+++ LISTED ENTRIES +++

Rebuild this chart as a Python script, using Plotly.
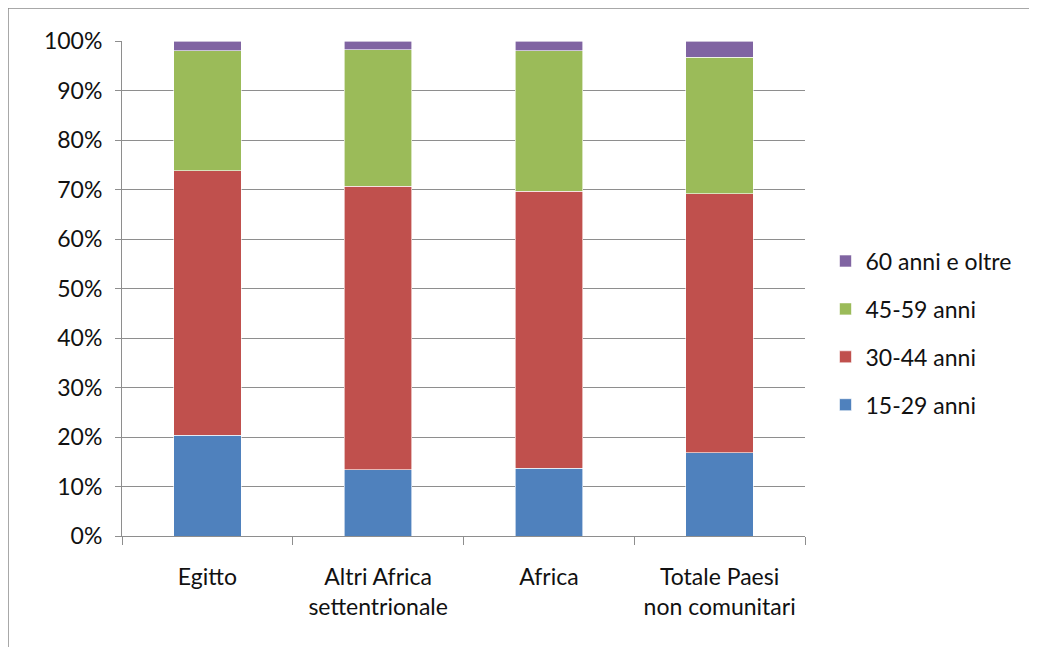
import plotly.graph_objects as go

categories = ["Egitto", "Altri Africa<br>settentrionale", "Africa", "Totale Paesi<br>non comunitari"]
age_15_29 = [20.4, 13.4, 13.7, 16.8]
age_30_44 = [53.4, 57.3, 55.9, 52.3]
age_45_59 = [24.2, 27.5, 28.4, 27.6]
age_60_plus = [2.0, 1.8, 2.0, 3.3]

series = [
    ("15-29 anni", age_15_29, "#4F81BD"),
    ("30-44 anni", age_30_44, "#C0504D"),
    ("45-59 anni", age_45_59, "#9BBB59"),
    ("60 anni e oltre", age_60_plus, "#8064A2"),
]

# page body has an 8px margin, so the figure sits 8px in from the window edge
W, H = 1037, 647
L, T = 114, 33
pw, ph = 683, 495
R, B = W - L - pw, H - T - ph

fig = go.Figure()
for i, (name, vals, color) in enumerate(series):
    fig.add_trace(go.Bar(
        x=categories, y=vals, name=name,
        marker=dict(color=color, line=dict(color="white", width=0.6)),
        legendgroup=f"g{i}", legendrank=100 - i,
    ))

# outer chart frame (Excel style)
fig.add_shape(type="rect", xref="paper", yref="paper",
              x0=(0 - L) / pw, x1=(1022 - L) / pw,
              y0=-(H + 10 - T - ph) / ph, y1=1 + (T - 0) / ph,
              line=dict(color="#8c8c8c", width=1.5), layer="below")

fig.update_layout(
    width=W, height=H,
    barmode="stack", bargap=0.605,
    margin=dict(l=L, r=R, t=T, b=B),
    paper_bgcolor="white", plot_bgcolor="white",
    font=dict(family="Lato", size=23, color="#111111"),
    legend=dict(
        x=1.03, y=0.41, yanchor="middle", xanchor="left",
        traceorder="grouped", tracegroupgap=15,
        font=dict(size=23), itemwidth=30,
    ),
    showlegend=True,
)

fig.update_yaxes(
    range=[0, 100], dtick=10, ticksuffix="%",
    showgrid=True, gridcolor="#8e8e8e", gridwidth=1,
    showline=True, linecolor="#8e8e8e", linewidth=1,
    ticks="outside", ticklen=6, tickcolor="#8e8e8e",
    ticklabelstandoff=8, fixedrange=True,
)
fig.update_xaxes(
    showline=True, linecolor="#8e8e8e", linewidth=1,
    ticks="outside", tickson="boundaries", ticklen=8, tickcolor="#8e8e8e",
    ticklabelstandoff=20,
)

fig.write_html("out.html")
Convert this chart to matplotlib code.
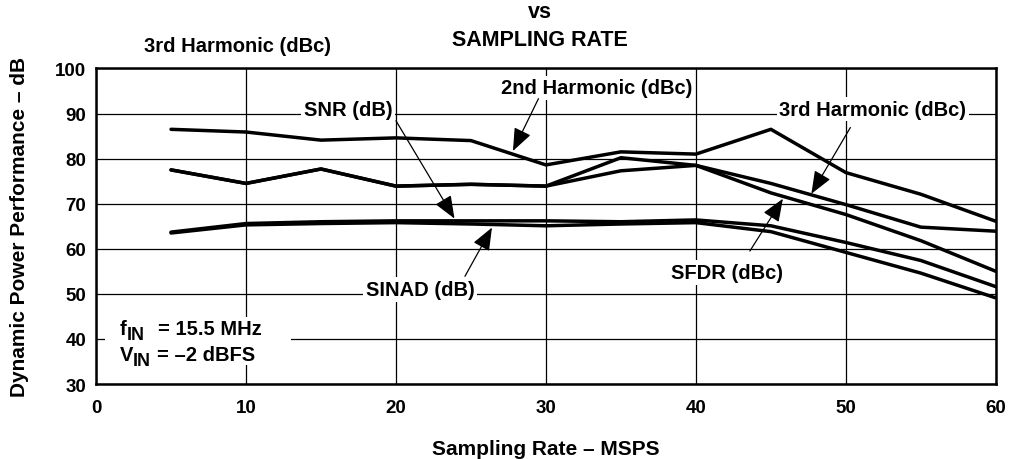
import numpy as np
import matplotlib.pyplot as plt
from matplotlib.patches import Rectangle

plt.rcParams['font.family'] = ['Liberation Sans', 'DejaVu Sans']
plt.rcParams['font.weight'] = 'bold'

# sampling rate (MSPS)
rate = [5, 10, 15, 20, 25, 30, 35, 40, 45, 50, 55, 60]

# measured curves (dB / dBc)
harm2 = [86.5, 85.9, 84.1, 84.6, 84.0, 78.6, 81.5, 81.0, 86.5, 76.9, 72.1, 66.1]
harm3 = [77.5, 74.5, 77.7, 73.9, 74.3, 73.9, 80.2, 78.5, 74.5, 69.8, 64.8, 63.9]
sfdr = [77.5, 74.5, 77.7, 73.9, 74.3, 73.9, 77.3, 78.5, 72.4, 67.6, 61.8, 55.0]
snr = [63.7, 65.6, 66.0, 66.2, 66.2, 66.2, 66.0, 66.4, 65.1, 61.4, 57.4, 51.6]
sinad = [63.5, 65.3, 65.6, 65.8, 65.5, 65.1, 65.5, 65.8, 63.8, 59.2, 54.6, 49.1]

fig = plt.figure(figsize=(10.11, 4.6), dpi=100)
ax = fig.add_axes([0.095, 0.163, 0.89, 0.686])

for s in [harm2, harm3, sfdr, snr, sinad]:
    ax.plot(rate, s, color='black', lw=2.5, solid_capstyle='round', zorder=3)

ax.set_xlim(0, 60)
ax.set_ylim(30, 100)
ax.set_xticks(np.arange(0, 61, 10))
ax.set_yticks(np.arange(30, 101, 10))
ax.grid(True, color='black', lw=0.9)
ax.tick_params(length=0, labelsize=13.5, pad=7)
ax.tick_params(axis='x', pad=11)
for sp in ax.spines.values():
    sp.set_linewidth(1.8)

ax.set_xlabel('Sampling Rate \u2013 MSPS', fontsize=15, fontweight='bold', labelpad=16)
ax.set_ylabel('Dynamic Power Performance \u2013 dB', fontsize=15, fontweight='bold', labelpad=19)

box = dict(facecolor='white', edgecolor='none', pad=2)
arrow = dict(arrowstyle='-|>,head_length=0.7,head_width=0.28', color='black',
             lw=0.9, mutation_scale=20, shrinkA=0, shrinkB=0)

labels = [
    ('SNR (dB)', (16.8, 91.0), (20.0, 88.4), (23.9, 66.7)),
    ('2nd Harmonic (dBc)', (33.4, 95.7), (29.5, 93.3), (27.8, 81.7)),
    ('3rd Harmonic (dBc)', (51.8, 91.0), (50.3, 86.9), (47.7, 72.2)),
    ('SFDR (dBc)', (42.1, 54.7), (43.6, 59.5), (45.8, 71.1)),
    ('SINAD (dB)', (21.6, 51.0), (24.6, 53.9), (26.4, 64.7)),
]
for txt, pos, start, tip in labels:
    ax.text(pos[0], pos[1], txt, ha='center', va='center', fontsize=14.5,
            fontweight='bold', bbox=box, zorder=5)
    ax.annotate('', xy=tip, xytext=start, arrowprops=arrow, zorder=6)

# condition note with subscripts
ax.add_patch(Rectangle((0.6, 34.2), 12.4, 10.7, facecolor='white', edgecolor='none', zorder=4))
note = [
    ('f', (1.6, 41.0), 0, 0, 14.5),
    ('IN', (1.6, 41.0), 7, -5, 13),
    ('= 15.5 MHz', (1.6, 41.0), 38, 0, 14.5),
    ('V', (1.6, 35.4), 0, 0, 14.5),
    ('IN', (1.6, 35.4), 13, -5, 13),
    ('= \u20132 dBFS', (1.6, 35.4), 37, 0, 14.5),
]
for txt, xy, dx, dy, fs in note:
    ax.annotate(txt, xy=xy, xytext=(dx, dy), textcoords='offset pixels',
                ha='left', va='baseline', fontsize=fs, fontweight='bold', zorder=5)

fig.text(0.534, 0.972, 'vs', ha='center', va='center', fontsize=15.5, fontweight='bold')
fig.text(0.534, 0.913, 'SAMPLING RATE', ha='center', va='center', fontsize=15.5, fontweight='bold')
fig.text(0.235, 0.900, '3rd Harmonic (dBc)', ha='center', va='center', fontsize=14.5, fontweight='bold')

fig.savefig('out.png', dpi=100)
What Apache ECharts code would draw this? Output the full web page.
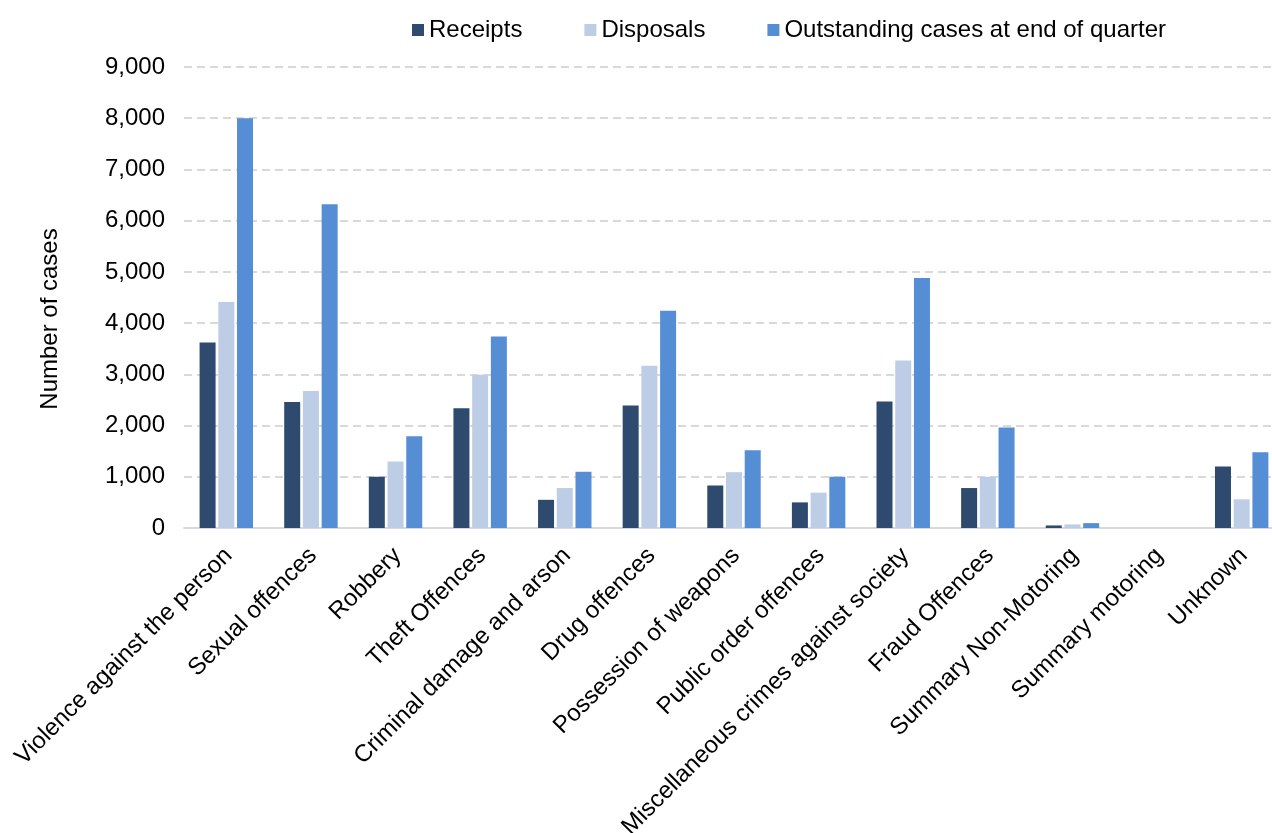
<!DOCTYPE html>
<html>
<head>
<meta charset="utf-8">
<script src="https://cdn.jsdelivr.net/npm/echarts@6/dist/echarts.min.js"></script>
<style>
  html, body { margin: 0; padding: 0; background: #fff; }
  #main { width: 1272px; height: 833px; }
</style>
</head>
<body>
<div id="main"></div>
<script>
// 数据
var categories = ['Violence against the person', 'Sexual offences', 'Robbery', 'Theft Offences',
  'Criminal damage and arson', 'Drug offences', 'Possession of weapons', 'Public order offences',
  'Miscellaneous crimes against society', 'Fraud Offences', 'Summary Non-Motoring',
  'Summary motoring', 'Unknown'];
var receipts    = [3620, 2460, 1000, 2340, 550, 2390, 830, 500, 2470, 780, 50, 0, 1200];
var disposals   = [4410, 2675, 1300, 2990, 780, 3170, 1090, 690, 3270, 1000, 70, 0, 560];
var outstanding = [8000, 6320, 1790, 3740, 1100, 4240, 1520, 1000, 4880, 1960, 95, 0, 1480];
var seriesNames = ['Receipts', 'Disposals', 'Outstanding cases at end of quarter'];
var colors = ['#2E4A6F', '#BDCDE5', '#558ED5'];

var font = 'Liberation Sans, Arial, sans-serif';
var myChart = echarts.init(document.getElementById('main'));

var option = {
  animation: false,
  color: colors,
  textStyle: { fontFamily: font },
  legend: {
    data: seriesNames,
    left: 407,
    top: 13,
    itemWidth: 12,
    itemHeight: 12,
    itemGap: 62,
    icon: 'rect',
    textStyle: { fontSize: 24, color: '#000', fontFamily: font }
  },
  grid: {
    left: 184,
    top: 67,
    width: 1100,
    height: 461,
    containLabel: false,
    outerBoundsMode: 'none'
  },
  graphic: [{
    type: 'text',
    x: 50,
    y: 319,
    rotation: Math.PI / 2,
    style: {
      text: 'Number of cases',
      font: '24px ' + font,
      fill: '#000',
      align: 'center',
      verticalAlign: 'middle'
    }
  }],
  xAxis: {
    type: 'category',
    data: categories,
    axisTick: { show: false },
    axisLine: { lineStyle: { color: '#D9D9D9', width: 2 } },
    axisLabel: {
      rotate: 45,
      interval: 0,
      margin: 26,
      padding: [0, -3, 0, 0],
      fontSize: 24,
      color: '#000',
      fontFamily: font
    }
  },
  yAxis: {
    type: 'value',
    min: 0,
    max: 9000,
    interval: 1000,
    axisLine: { show: false },
    axisTick: { show: false },
    axisLabel: {
      margin: 19,
      fontSize: 24,
      color: '#000',
      fontFamily: font,
      formatter: function (v) { return v.toLocaleString('en-GB'); }
    },
    splitLine: {
      lineStyle: { color: '#D9D9D9', width: 2, type: [8, 5] }
    }
  },
  series: [
    { name: seriesNames[0], type: 'bar', data: receipts, barWidth: 16, barGap: '17%' },
    { name: seriesNames[1], type: 'bar', data: disposals, barWidth: 16, barGap: '17%' },
    { name: seriesNames[2], type: 'bar', data: outstanding, barWidth: 16, barGap: '17%' }
  ]
};

myChart.setOption(option);
</script>
</body>
</html>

+++

WHAT YOU WILL DO ::
Omit the pictures, then repeat exactly each line from the beginning of the listing through the line with "age_60_plus = [2.0, 1.8, 2.0, 3.3]".

EXERCISE ANSWER ::
Rebuild this chart as a Python script, using Plotly.
import plotly.graph_objects as go

categories = ["Egitto", "Altri Africa<br>settentrionale", "Africa", "Totale Paesi<br>non comunitari"]
age_15_29 = [20.4, 13.4, 13.7, 16.8]
age_30_44 = [53.4, 57.3, 55.9, 52.3]
age_45_59 = [24.2, 27.5, 28.4, 27.6]
age_60_plus = [2.0, 1.8, 2.0, 3.3]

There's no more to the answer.